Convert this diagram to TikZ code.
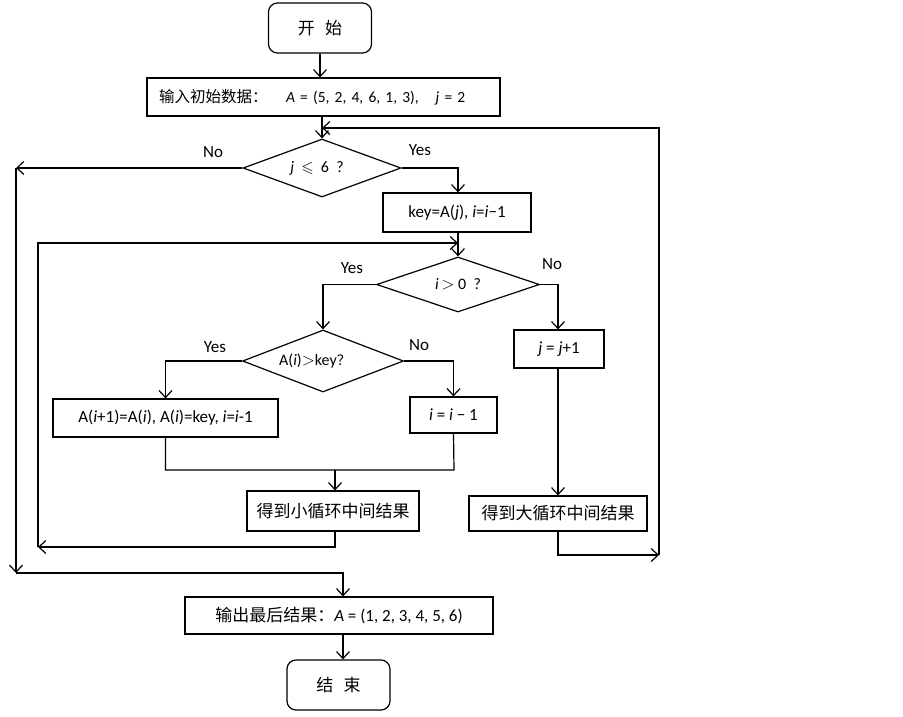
\documentclass[tikz,border=0pt]{standalone}
\usepackage{amssymb}
\usepackage{fontspec}
\setmainfont{Carlito}
\newfontfamily\cjk{Noto Sans CJK SC}
\usetikzlibrary{shapes.geometric,arrows.meta}
\begin{document}
\begin{tikzpicture}[x=1pt,y=-1pt,line width=1.2pt,
  txt/.style={font=\fontsize{17}{19}\selectfont},
  box/.style={draw,rectangle,inner sep=0pt,txt},
  term/.style={box,rounded corners=9pt},
  dec/.style={draw,diamond,inner sep=0pt},
  dtxt/.style={font=\fontsize{16}{18}\selectfont},
  arr/.style={-{Straight Barb[length=7pt,width=13pt,line width=1.2pt]}},
  lab/.style={txt}]
\useasboundingbox (0,0) rectangle (903,716);
% nodes
\node[term,minimum width=103,minimum height=50] (start) at (320,28) {\cjk 开\hspace{0.6em}始};
\node[box,minimum height=38,text width=341,inner xsep=6pt,align=left,font=\fontsize{15.5}{18}\selectfont] (in) at (323.5,97)
  {\hspace{6pt}{\cjk 输入初始数据：}\hspace{1.2em}\textit{A} = (5, 2, 4, 6, 1, 3),\hspace{1.1em}\textit{j} = 2};
\node[dec,minimum width=158,minimum height=58] (d1) at (322,168) {};
\node[dtxt] (t1) at ([xshift=-5pt]d1.center) {\textit{j}\ \ $\leqslant$\ \ 6\ \ ?};
\node[box,minimum width=148,minimum height=39] (key) at (457,212.5) {key=A(\textit{j}), \textit{i}=\textit{i}−1};
\node[dec,minimum width=163,minimum height=55] (d2) at (458,284.5) {};
\node[dtxt] (t2) at (d2) {\textit{i}\,$>$\ 0\ \ ?};
\node[dec,minimum width=161,minimum height=62] (d3) at (323,361) {};
\node[dtxt] (t3) at ([xshift=-8pt]d3.center) {A(\textit{i})$>$key{\cjk\fontsize{14}{16}\selectfont ？}};
\node[box,minimum width=225,minimum height=38] (ba) at (165.5,418) {A(\textit{i}+1)=A(\textit{i}), A(\textit{i})=key, \textit{i}=\textit{i}-1};
\node[box,minimum width=87,minimum height=36] (bi) at (453.5,415) {\textit{i} = \textit{i} − 1};
\node[box,minimum width=90,minimum height=38] (bj) at (559,349) {\textit{j} = \textit{j}+1};
\node[box,minimum width=172,minimum height=40] (small) at (333,511) {\cjk 得到小循环中间结果};
\node[box,minimum width=178,minimum height=35] (big) at (558,513.5) {\cjk 得到大循环中间结果};
\node[box,minimum width=308,minimum height=37] (out) at (339,615.5) {{\cjk 输出最后结果：}\textit{A} = (1, 2, 3, 4, 5, 6)};
\node[term,minimum width=103,minimum height=50] (end) at (338.5,685) {\cjk 结\hspace{0.6em}束};
% labels
\node[lab] (l1) at (213,152) {No};
\node[lab] (l2) at (420,150) {Yes};
\node[lab] (l3) at (352,268) {Yes};
\node[lab] (l4) at (552,264) {No};
\node[lab] (l5) at (215,347) {Yes};
\node[lab] (l6) at (419,345) {No};
% coordinates
\coordinate (tr) at (659,128);
\coordinate (br) at (659,555);
\coordinate (nl) at (16,168);
\coordinate (nb) at (16,573);
\coordinate (il) at (38,547);
\coordinate (it) at (38,243);
\coordinate (mc) at (335,470);
\coordinate (mr) at (454,470);
\coordinate (ox) at (343,573);
% connectors
\draw[arr] (start.south) -- (start.south |- in.north);
\draw[arr] (d1.north |- in.south) -- (d1.north);
\draw[arr] (br) -- (tr) -- (d1.north |- tr);
\draw[arr] (d1.west) -- (nl);
\draw[arr] (nl) -- (nb);
\draw[arr] (nb) -- (ox) -- (ox |- out.north);
\draw[arr] (d1.east) -| ([xshift=1pt]key.north);
\draw[arr] ([xshift=1pt]key.south) -- (d2.north);
\draw[arr] (il) -- (it) -- (d2.north |- it);
\draw[arr] (d2.west) -| (d3.north);
\draw[arr] (d2.east) -| ([xshift=-1pt]bj.north);
\draw[arr] (d3.west) -| (ba.north);
\draw[arr] (d3.east) -| (bi.north);
\draw (ba.south) |- (mr) -- (bi.south);
\draw[arr] (mc) -- (mc |- small.north);
\draw[arr] ([xshift=2pt]small.south) |- (il);
\draw[arr] ([xshift=-1pt]bj.south) -- (big.north);
\draw[arr] (big.south) |- (br);
\draw[arr] (out.south -| ox) -- (ox |- end.north);
\end{tikzpicture}
\end{document}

--------------------

▶ WORK TO COMPLETE:
Exclude the pictures, and transcribe all of the material exactly.

▶ FINAL RESULT:
Convert this diagram to TikZ code.
\documentclass[tikz,border=0pt]{standalone}
\usepackage{amssymb}
\usepackage{fontspec}
\setmainfont{Carlito}
\newfontfamily\cjk{Noto Sans CJK SC}
\usetikzlibrary{shapes.geometric,arrows.meta}
\begin{document}
\begin{tikzpicture}[x=1pt,y=-1pt,line width=1.2pt,
  txt/.style={font=\fontsize{17}{19}\selectfont},
  box/.style={draw,rectangle,inner sep=0pt,txt},
  term/.style={box,rounded corners=9pt},
  dec/.style={draw,diamond,inner sep=0pt},
  dtxt/.style={font=\fontsize{16}{18}\selectfont},
  arr/.style={-{Straight Barb[length=7pt,width=13pt,line width=1.2pt]}},
  lab/.style={txt}]
\useasboundingbox (0,0) rectangle (903,716);
% nodes
\node[term,minimum width=103,minimum height=50] (start) at (320,28) {\cjk 开\hspace{0.6em}始};
\node[box,minimum height=38,text width=341,inner xsep=6pt,align=left,font=\fontsize{15.5}{18}\selectfont] (in) at (323.5,97)
  {\hspace{6pt}{\cjk 输入初始数据：}\hspace{1.2em}\textit{A} = (5, 2, 4, 6, 1, 3),\hspace{1.1em}\textit{j} = 2};
\node[dec,minimum width=158,minimum height=58] (d1) at (322,168) {};
\node[dtxt] (t1) at ([xshift=-5pt]d1.center) {\textit{j}\ \ $\leqslant$\ \ 6\ \ ?};
\node[box,minimum width=148,minimum height=39] (key) at (457,212.5) {key=A(\textit{j}), \textit{i}=\textit{i}−1};
\node[dec,minimum width=163,minimum height=55] (d2) at (458,284.5) {};
\node[dtxt] (t2) at (d2) {\textit{i}\,$>$\ 0\ \ ?};
\node[dec,minimum width=161,minimum height=62] (d3) at (323,361) {};
\node[dtxt] (t3) at ([xshift=-8pt]d3.center) {A(\textit{i})$>$key{\cjk\fontsize{14}{16}\selectfont ？}};
\node[box,minimum width=225,minimum height=38] (ba) at (165.5,418) {A(\textit{i}+1)=A(\textit{i}), A(\textit{i})=key, \textit{i}=\textit{i}-1};
\node[box,minimum width=87,minimum height=36] (bi) at (453.5,415) {\textit{i} = \textit{i} − 1};
\node[box,minimum width=90,minimum height=38] (bj) at (559,349) {\textit{j} = \textit{j}+1};
\node[box,minimum width=172,minimum height=40] (small) at (333,511) {\cjk 得到小循环中间结果};
\node[box,minimum width=178,minimum height=35] (big) at (558,513.5) {\cjk 得到大循环中间结果};
\node[box,minimum width=308,minimum height=37] (out) at (339,615.5) {{\cjk 输出最后结果：}\textit{A} = (1, 2, 3, 4, 5, 6)};
\node[term,minimum width=103,minimum height=50] (end) at (338.5,685) {\cjk 结\hspace{0.6em}束};
% labels
\node[lab] (l1) at (213,152) {No};
\node[lab] (l2) at (420,150) {Yes};
\node[lab] (l3) at (352,268) {Yes};
\node[lab] (l4) at (552,264) {No};
\node[lab] (l5) at (215,347) {Yes};
\node[lab] (l6) at (419,345) {No};
% coordinates
\coordinate (tr) at (659,128);
\coordinate (br) at (659,555);
\coordinate (nl) at (16,168);
\coordinate (nb) at (16,573);
\coordinate (il) at (38,547);
\coordinate (it) at (38,243);
\coordinate (mc) at (335,470);
\coordinate (mr) at (454,470);
\coordinate (ox) at (343,573);
% connectors
\draw[arr] (start.south) -- (start.south |- in.north);
\draw[arr] (d1.north |- in.south) -- (d1.north);
\draw[arr] (br) -- (tr) -- (d1.north |- tr);
\draw[arr] (d1.west) -- (nl);
\draw[arr] (nl) -- (nb);
\draw[arr] (nb) -- (ox) -- (ox |- out.north);
\draw[arr] (d1.east) -| ([xshift=1pt]key.north);
\draw[arr] ([xshift=1pt]key.south) -- (d2.north);
\draw[arr] (il) -- (it) -- (d2.north |- it);
\draw[arr] (d2.west) -| (d3.north);
\draw[arr] (d2.east) -| ([xshift=-1pt]bj.north);
\draw[arr] (d3.west) -| (ba.north);
\draw[arr] (d3.east) -| (bi.north);
\draw (ba.south) |- (mr) -- (bi.south);
\draw[arr] (mc) -- (mc |- small.north);
\draw[arr] ([xshift=2pt]small.south) |- (il);
\draw[arr] ([xshift=-1pt]bj.south) -- (big.north);
\draw[arr] (big.south) |- (br);
\draw[arr] (out.south -| ox) -- (ox |- end.north);
\end{tikzpicture}
\end{document}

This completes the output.